You can find my example patch in the attachment.

I didn’t include the audio file. Just letting you guys know in case you thought it didnt work because I didnt put it in :)

Basically the patch is attempting to find the frequency from FFT bin and vice versa. But I got the feeling that I’m doing it wrong. Please have a look and comment a little bit.

Also if there’s somebody out there who could provide a good explanation on using FFT(Dshow9)node and what those pins represent, that would be great.

vux doc ftttricks is indeed a great explanation of how it all works.

You set spread count to a power of 2 value, for example I used to use 1024.
FFT retrieves you energy of specific frequencies. But they are encoded in bins. So you’ll get 1024 bins of which second 512 are mirrored from the first 512 so are not needed. So how to decode data from bins when you need a specific frequency.

Transforming vux’s great explanation: So if our FFT is 1024 bins, and our file samplerate is 44100Hz, then the bin for 440Hz is:
1024*440/44100 = 10.20

That means that you’ll need bin 10 to get energy for note A at 440hz.

Hi, thanks for the reply and I really appreciate your extended explanation of vux doc ftttricks.

However, I think I should have inquired my question in a different way. The thing is I get the theoretical and calculation part of the vux’s fft explanation. But, what I don’t get is what the output values from the FFT pin (the FFT L and FFT R pins)represent? Is that the frequency value from the audio or is it something else?

P.s: I’m a v4 and audio analysis noob, so please bear with me :)
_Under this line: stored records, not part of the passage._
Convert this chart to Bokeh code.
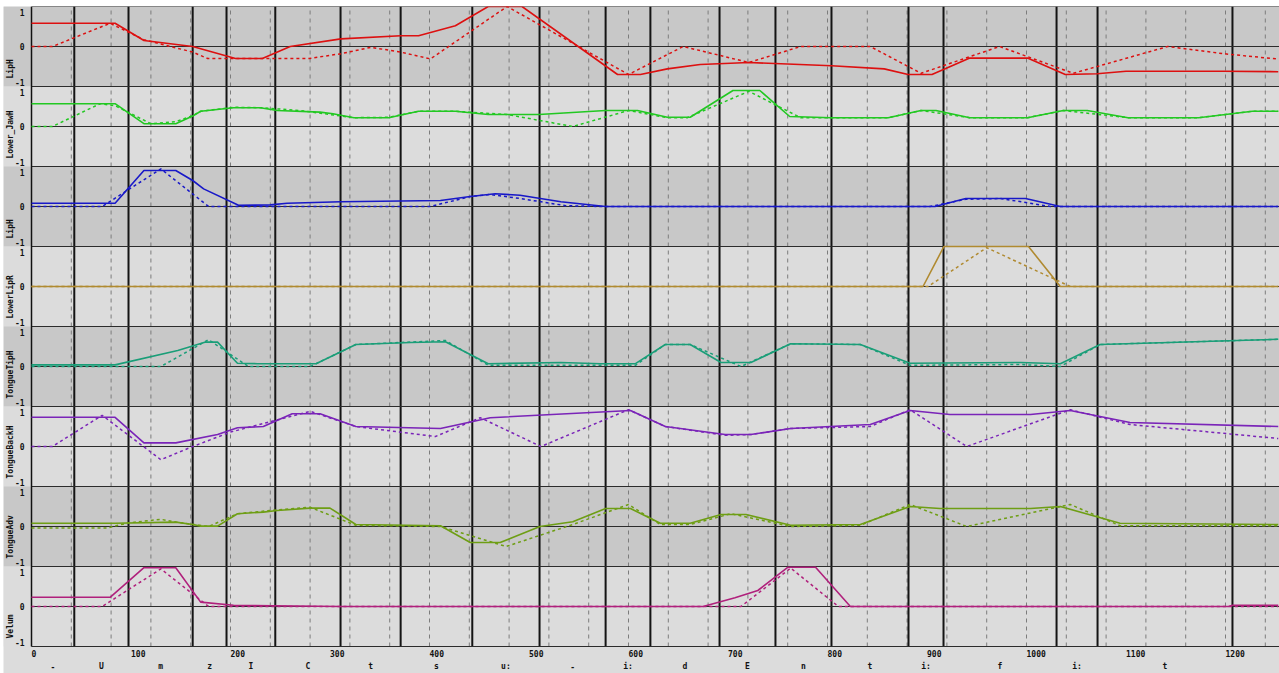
import math
from bokeh.plotting import figure
from bokeh.models import ColumnDataSource, Range1d
from bokeh.core.properties import value
from bokeh.transform import dodge
from bokeh.embed import file_html
from bokeh.resources import INLINE

# ---------------- data ----------------
channel_names = ["LipH", "Lower_JawH", "LipH", "LowerLipR",
                 "TongueTipH", "TongueBackH", "TongueAdv", "Velum"]
channel_colors = ["#dd1010", "#22c822", "#1818c8", "#b08a30",
                  "#1a9e78", "#7a24b8", "#6e9e14", "#b0207c"]

# LipH (red)
lip_x = [0, 84, 113, 162, 205, 232, 260, 311, 371, 389, 426, 459, 493, 589, 612, 639, 672, 721,
         804, 857, 881, 905, 943, 1001, 1039, 1071, 1100, 1198, 1253]
lip_v = [0.58, 0.58, 0.15, 0.0, -0.3, -0.3, 0.0, 0.19, 0.27, 0.27, 0.52, 1.0, 1.0, -0.7, -0.7,
         -0.56, -0.45, -0.4, -0.48, -0.56, -0.7, -0.7, -0.29, -0.29, -0.7, -0.68, -0.62, -0.62, -0.63]
lip_tx = [0, 21, 79, 113, 162, 177, 279, 311, 341, 371, 401, 478, 600, 655, 721, 773, 843, 894,
          973, 1047, 1142, 1198, 1251]
lip_tv = [0, 0, 0.58, 0.17, -0.14, -0.3, -0.3, -0.18, -0.02, -0.14, -0.31, 1.0, -0.7, 0.0, -0.4,
          0.0, 0.0, -0.67, 0.0, -0.67, 0.0, -0.18, -0.31]

# Lower_JawH (green)
jaw_x = [0, 84, 113, 145, 162, 170, 203, 230, 247, 290, 303, 324, 359, 389, 426, 459, 510, 577,
         609, 639, 662, 705, 732, 762, 804, 861, 894, 909, 943, 1001, 1037, 1061, 1102, 1173, 1227, 1253]
jaw_v = [0.57, 0.57, 0.07, 0.07, 0.26, 0.38, 0.47, 0.47, 0.4, 0.36, 0.32, 0.22, 0.22, 0.38, 0.38,
         0.3, 0.3, 0.4, 0.4, 0.23, 0.23, 0.9, 0.9, 0.25, 0.22, 0.22, 0.4, 0.4, 0.22, 0.22, 0.4, 0.4,
         0.22, 0.22, 0.38, 0.38]
jaw_tx = [0, 21, 69, 84, 120, 145, 162, 170, 203, 230, 270, 324, 359, 389, 426, 478, 544, 600,
          639, 659, 721, 773, 861, 894, 943, 1001, 1037, 1102, 1173, 1227, 1253]
jaw_tv = [0, 0, 0.57, 0.52, 0.07, 0.12, 0.27, 0.38, 0.48, 0.47, 0.4, 0.22, 0.23, 0.38, 0.38, 0.3,
          0.0, 0.4, 0.22, 0.22, 0.88, 0.22, 0.22, 0.4, 0.22, 0.22, 0.4, 0.22, 0.22, 0.38, 0.38]

# LipH (blue)
liph2_x = [0, 84, 113, 145, 162, 173, 208, 240, 257, 311, 411, 441, 466, 491, 532, 577, 908,
           939, 999, 1034, 1253]
liph2_v = [0.08, 0.08, 0.9, 0.9, 0.65, 0.44, 0.03, 0.04, 0.08, 0.12, 0.15, 0.25, 0.32, 0.28,
           0.12, 0.0, 0.0, 0.2, 0.2, 0.0, 0.0]
liph2_tx = [0, 71, 130, 178, 401, 441, 461, 491, 537, 572, 903, 939, 974, 1024, 1253]
liph2_tv = [0, 0, 0.94, 0, 0, 0.25, 0.3, 0.2, 0.02, 0, 0, 0.18, 0.2, 0, 0]

# LowerLipR (brown)
llr_x = [0, 896, 917, 1002, 1034, 1253]
llr_v = [0, 0, 1.0, 1.0, 0, 0]
llr_tx = [0, 901, 960, 1044, 1253]
llr_tv = [0, 0, 0.97, 0, 0]

# TongueTipH (teal)
ttip_x = [0, 84, 147, 175, 187, 207, 227, 286, 326, 381, 416, 459, 532, 572, 607, 637, 662, 693,
          723, 763, 833, 883, 994, 1034, 1074, 1253]
ttip_v = [0.04, 0.04, 0.4, 0.61, 0.61, 0.08, 0.07, 0.07, 0.55, 0.6, 0.62, 0.07, 0.1, 0.07, 0.07,
          0.55, 0.55, 0.1, 0.1, 0.57, 0.55, 0.08, 0.1, 0.07, 0.55, 0.68]
ttip_tx = [0, 130, 178, 218, 280, 326, 416, 459, 572, 607, 637, 662, 713, 763, 833, 883, 994,
           1034, 1074, 1253]
ttip_tv = [0, 0, 0.67, 0, 0, 0.55, 0.65, 0.03, 0.03, 0.03, 0.55, 0.55, 0.0, 0.57, 0.55, 0.03,
           0.05, 0.0, 0.55, 0.68]

# TongueBackH (purple)
tback_x = [0, 84, 113, 145, 187, 207, 233, 262, 290, 326, 411, 461, 602, 637, 697, 723, 763,
           843, 883, 923, 1004, 1044, 1104, 1253]
tback_v = [0.73, 0.73, 0.09, 0.09, 0.3, 0.47, 0.5, 0.82, 0.82, 0.5, 0.45, 0.72, 0.9, 0.5, 0.3,
           0.3, 0.45, 0.55, 0.9, 0.8, 0.8, 0.9, 0.6, 0.5]
tback_tx = [0, 21, 71, 130, 162, 200, 237, 280, 326, 406, 451, 512, 600, 637, 697, 723, 763,
            843, 883, 940, 1044, 1104, 1253]
tback_tv = [0, 0, 0.78, -0.33, 0, 0.36, 0.6, 0.88, 0.5, 0.25, 0.72, 0.0, 0.92, 0.5, 0.28, 0.3,
            0.45, 0.5, 0.92, 0.0, 0.92, 0.55, 0.2]

# TongueAdv (olive)
tadv_x = [0, 84, 145, 162, 170, 187, 207, 233, 247, 280, 300, 326, 411, 441, 471, 511, 544, 577,
          602, 632, 662, 693, 718, 763, 833, 883, 913, 1004, 1034, 1094, 1253]
tadv_v = [0.08, 0.08, 0.11, 0.05, 0.01, 0.01, 0.32, 0.36, 0.4, 0.46, 0.46, 0.05, 0.02, -0.4,
          -0.4, 0.0, 0.12, 0.45, 0.45, 0.08, 0.08, 0.3, 0.3, 0.03, 0.05, 0.5, 0.45, 0.45, 0.5,
          0.08, 0.05]
tadv_tx = [0, 76, 97, 130, 145, 178, 207, 240, 280, 326, 411, 477, 544, 600, 632, 662, 703, 763,
           833, 883, 940, 1044, 1094, 1253]
tadv_tv = [-0.04, -0.04, 0.09, 0.18, 0.11, 0.0, 0.32, 0.4, 0.48, 0.03, 0.0, -0.5, 0.05, 0.55,
           0.05, 0.05, 0.32, 0.0, 0.03, 0.55, 0.0, 0.55, 0.02, 0.02]

# Velum (magenta)
vel_x = [0, 79, 113, 145, 170, 203, 243, 311, 675, 707, 730, 760, 788, 823, 1203, 1207, 1253]
vel_v = [0.23, 0.23, 0.97, 0.97, 0.11, 0.03, 0.02, 0.0, 0.0, 0.22, 0.4, 0.98, 0.98, 0.0, 0.0,
         0.03, 0.03]
vel_tx = [0, 71, 130, 178, 713, 763, 811, 1253]
vel_tv = [0, 0, 0.94, 0, 0, 0.96, 0, 0]

actual_x = [lip_x, jaw_x, liph2_x, llr_x, ttip_x, tback_x, tadv_x, vel_x]
actual_v = [lip_v, jaw_v, liph2_v, llr_v, ttip_v, tback_v, tadv_v, vel_v]
target_x = [lip_tx, jaw_tx, liph2_tx, llr_tx, ttip_tx, tback_tx, tadv_tx, vel_tx]
target_v = [lip_tv, jaw_tv, liph2_tv, llr_tv, ttip_tv, tback_tv, tadv_tv, vel_tv]

# segmentation
seg_bounds = [0, 43, 97.5, 162, 196, 245, 310.6, 371, 443, 510.6, 577, 622, 691.5, 747.7, 804,
              881.4, 916.6, 1030.2, 1071.4, 1207]
phonemes = ["-", "U", "m", "z", "I", "C", "t", "s", "u:", "-", "i:", "d", "E", "n", "t",
            "i:", "f", "i:", "t"]
frame_grid = list(range(40, 1260, 40))
x_ticks = list(range(0, 1300, 100))
x_tick_labels = [str(t) for t in x_ticks]
value_ticks = [1, 0, -1]

# ---------------- layout ----------------
W, H = 1279, 673
BL, BT = 3, 6             # white border left / top
FW, FH = W - BL, H - BT   # frame size
PX_X = 0.995              # pixels per x unit
X0 = -28 / PX_X
X1 = X0 + FW / PX_X
PANEL_PX = 80
Y1 = 1.0
Y0 = 1.0 - FH / (PANEL_PX / 2.0)
n = len(channel_names)
offsets = [-2.0 * i for i in range(n)]
bottom = offsets[-1] - 1

FONT = value("DejaVu Sans Mono")

p = figure(width=W, height=H, x_range=Range1d(X0, X1), y_range=Range1d(Y0, Y1),
           x_axis_type=None, y_axis_type=None, output_backend="svg",
           toolbar_location=None, min_border=0, min_border_left=BL, min_border_top=BT)
p.grid.visible = False
p.outline_line_color = None
p.background_fill_color = "#dcdcdc"
p.border_fill_color = "white"

# panel backgrounds
bg = ["#c8c8c8" if i % 2 == 0 else "#dcdcdc" for i in range(n)]
p.quad(left=X0, right=X1, top=[o + 1 for o in offsets], bottom=[o - 1 for o in offsets],
       fill_color=bg, line_color=None)

# dashed frame grid
p.segment(x0=frame_grid, x1=frame_grid, y0=bottom, y1=1, line_color="#7c7c7c",
          line_width=1, line_dash="4 4")
# segment boundaries
p.segment(x0=seg_bounds[1:], x1=seg_bounds[1:], y0=bottom, y1=1, line_color="#141414",
          line_width=2)
# horizontal lines
hy = sorted(set([o + d for o in offsets for d in (1, 0, -1)]))
p.segment(x0=0, x1=X1, y0=hy, y1=hy, line_color="#2c2c2c", line_width=1)
# left spine
p.segment(x0=[0], x1=[0], y0=bottom, y1=1, line_color="#111111", line_width=1.5)

# curves
for i in range(n):
    src_t = ColumnDataSource(dict(x=target_x[i], v=target_v[i]))
    src_a = ColumnDataSource(dict(x=actual_x[i], v=actual_v[i]))
    p.line(x="x", y=dodge("v", offsets[i]), source=src_t, line_color=channel_colors[i],
           line_width=1.5, line_dash="3 3")
    p.line(x="x", y=dodge("v", offsets[i]), source=src_a, line_color=channel_colors[i],
           line_width=1.6)

# value labels 1 / 0 / -1
for vt, yoff in zip(value_ticks, [6, 0, -4]):
    src = ColumnDataSource(dict(x=[-7] * n, y=[o + vt for o in offsets],
                                t=[str(vt)] * n))
    p.text(x="x", y="y", text="t", source=src, text_font=FONT, text_font_style="bold",
           text_font_size="8px", text_align="right", text_baseline="middle",
           text_color="#111111", y_offset=yoff)

# channel names
src_n = ColumnDataSource(dict(x=[-21.5] * n, y=[o - 1 for o in offsets], t=channel_names))
p.text(x="x", y="y", text="t", source=src_n, angle=math.pi / 2, text_font=FONT,
       text_font_style="bold", text_font_size="8px", text_align="left",
       text_baseline="middle", text_color="#111111", y_offset=-8)

# x tick labels
src_x = ColumnDataSource(dict(x=x_ticks, y=[bottom] * len(x_ticks), t=x_tick_labels))
p.text(x="x", y="y", text="t", source=src_x, text_font=FONT, text_font_style="bold",
       text_font_size="8px", text_align="left", text_baseline="middle",
       text_color="#111111", y_offset=7)

# phoneme labels
mids = [(a + b) / 2 for a, b in zip(seg_bounds[:-1], seg_bounds[1:])]
src_p = ColumnDataSource(dict(x=mids, y=[bottom] * len(mids), t=phonemes))
p.text(x="x", y="y", text="t", source=src_p, text_font=FONT, text_font_style="bold",
       text_font_size="8px", text_align="center", text_baseline="middle",
       text_color="#111111", y_offset=20)

open("out.html", "w").write(file_html(p, INLINE))
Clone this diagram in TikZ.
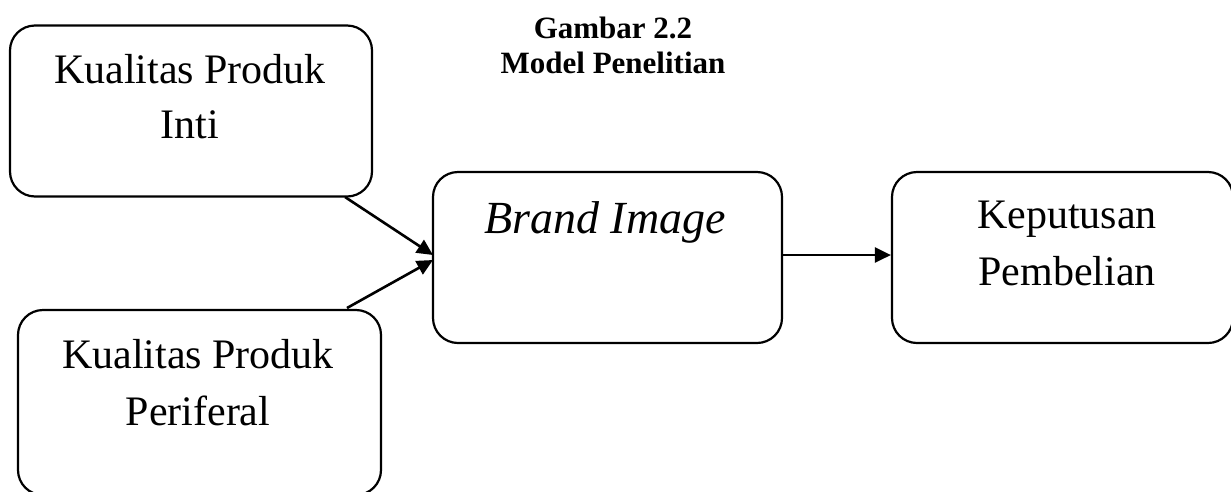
\documentclass[tikz,border=0pt]{standalone}
\usepackage{fontspec}
\setmainfont{Liberation Serif}
\usetikzlibrary{arrows.meta}
\begin{document}
\begin{tikzpicture}[x=1pt,y=-1pt,
  box/.style={draw=black,line width=2.2pt,rounded corners=25pt,fill=none,inner sep=0pt},
  boxtext/.style={anchor=base,inner sep=0pt,font=\fontsize{42}{50}\selectfont},
  titletext/.style={anchor=base,inner sep=0pt,font=\fontsize{31}{37}\selectfont\bfseries},
  conn/.style={line width=2.6pt,-{Triangle[length=16pt,width=15pt]}}]
\useasboundingbox (0,0) rectangle (1231,491);
% title
\node[titletext] (t1) at (613,38) {Gambar 2.2};
\node[titletext] (t2) at (613,73) {Model Penelitian};
% boxes
\node[box,minimum width=362pt,minimum height=171pt] (A) at (191,111) {};
\node[box,minimum width=363pt,minimum height=185pt] (B) at (199.5,402.5) {};
\node[box,minimum width=349pt,minimum height=171pt] (C) at (607.5,257.5) {};
\node[box,minimum width=341pt,minimum height=171pt] (D) at (1062.5,257.5) {};
% texts
\node[boxtext] (A1) at (190,83) {Kualitas Produk};
\node[boxtext] (A2) at (190,138) {Inti};
\node[boxtext] (B1) at (198,368) {Kualitas Produk};
\node[boxtext] (B2) at (198,425) {Periferal};
\node[boxtext,font=\fontsize{46}{54}\selectfont\itshape] (C1) at (605,233) {Brand Image};
\node[boxtext] (D1) at (1067,228) {Keputusan};
\node[boxtext] (D2) at (1067,285) {Pembelian};
% connector endpoints
\coordinate (As) at (345,197);
\coordinate (Bs) at (347,308);
\coordinate (Ce1) at (433,255);
\coordinate (Ce2) at (433,260);
\draw[conn] (As) -- (Ce1);
\draw[conn] (Bs) -- (Ce2);
\draw[conn] (C.east |- 0,255) -- (D.west |- 0,255);
\end{tikzpicture}
\end{document}
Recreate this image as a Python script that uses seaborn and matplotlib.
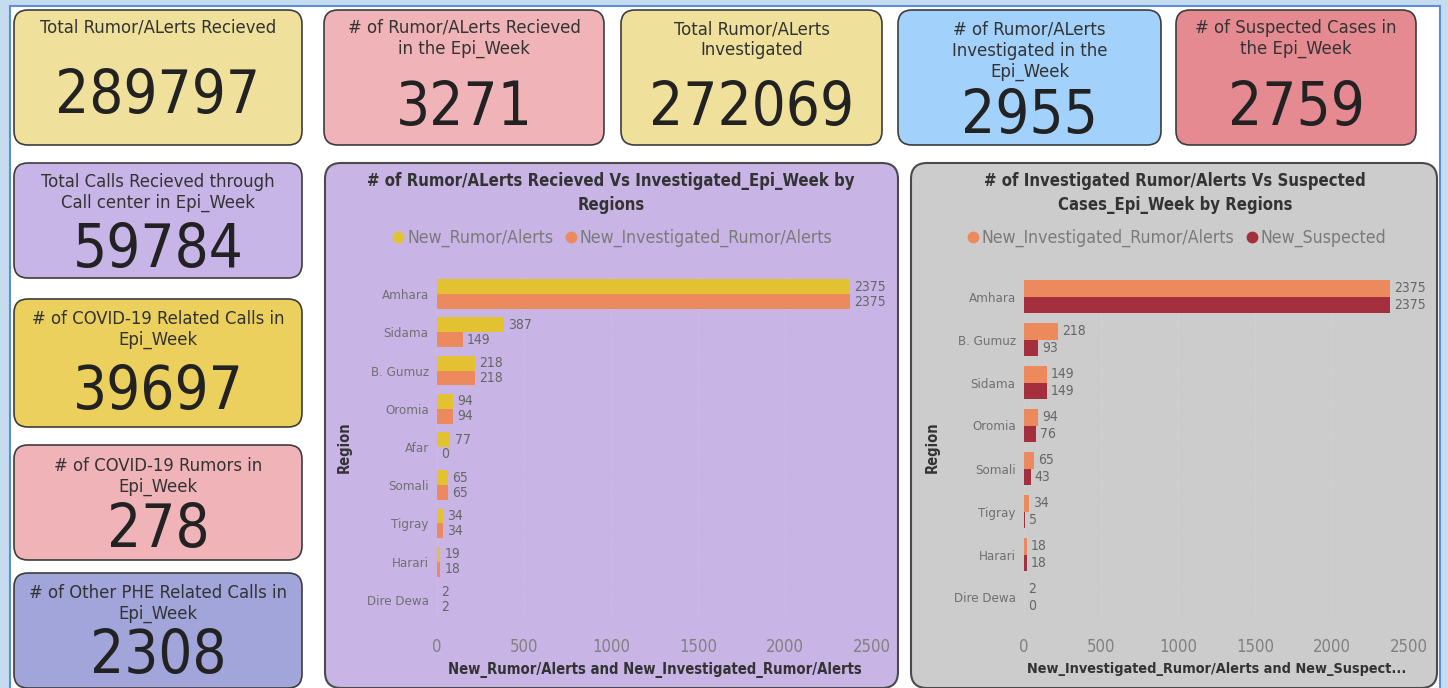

what you get from the FFT node is frequency values. it basically takes a number of audio samples and analyzes which frequencies are containted.
the interesting thing is: it will always cover the whole audible spectrum from 0 Hz (which is not audible) to 22 kHz.
now the frequency resolution over the spectrum is dependent on the number of audiosamples you feed the FFT node (which is basically the spread count).

e.g.: if your spread count is 8, you will get 8 frequency bands from the FFT node and the bands will be quite broad, because you get only 8 bands to cover the whole spectrum.
-> 22000/8 = 2750, that means each band will be 2750 Hz wide and you’ll get the following bands as output:
band 0: 0Hz to 2750Hz
band 1: 2750Hz to 5500Hz
band 3: 5500Hz to 8250Hz
…
band 7: 19250Hz to 22000Hz
etc.

if you set your spread count to 16, the calculation is as follows:
-> 22000/16 = 1375
band 0: 0Hz to 1375Hz
band 1: 1375Hz to 2750Hz
band 2: 2750Hz to 4125Hz
…
band 15: 20625Hz to 22000Hz

so the frequency resolution is getting better with increasing spread count and the values output by the node represent the energy present in each band.

now the bad news:
you won’t be able to do pitch or key tracking with just the FFT node alone like you would need for your application. using a FFT for this is not exact enough and you will have a hard time to find the fundamental frequency because of all the harmonics in a real world pitched sound.
this becomes quite a complex topic quickly and there is lots of research going on with tremendous improvements over the last years, but this is something that you won’t be able to cover as an “audio noob”. also, VVVV is probably the wrong software, you’d better look into PD or Max or other more audio related software.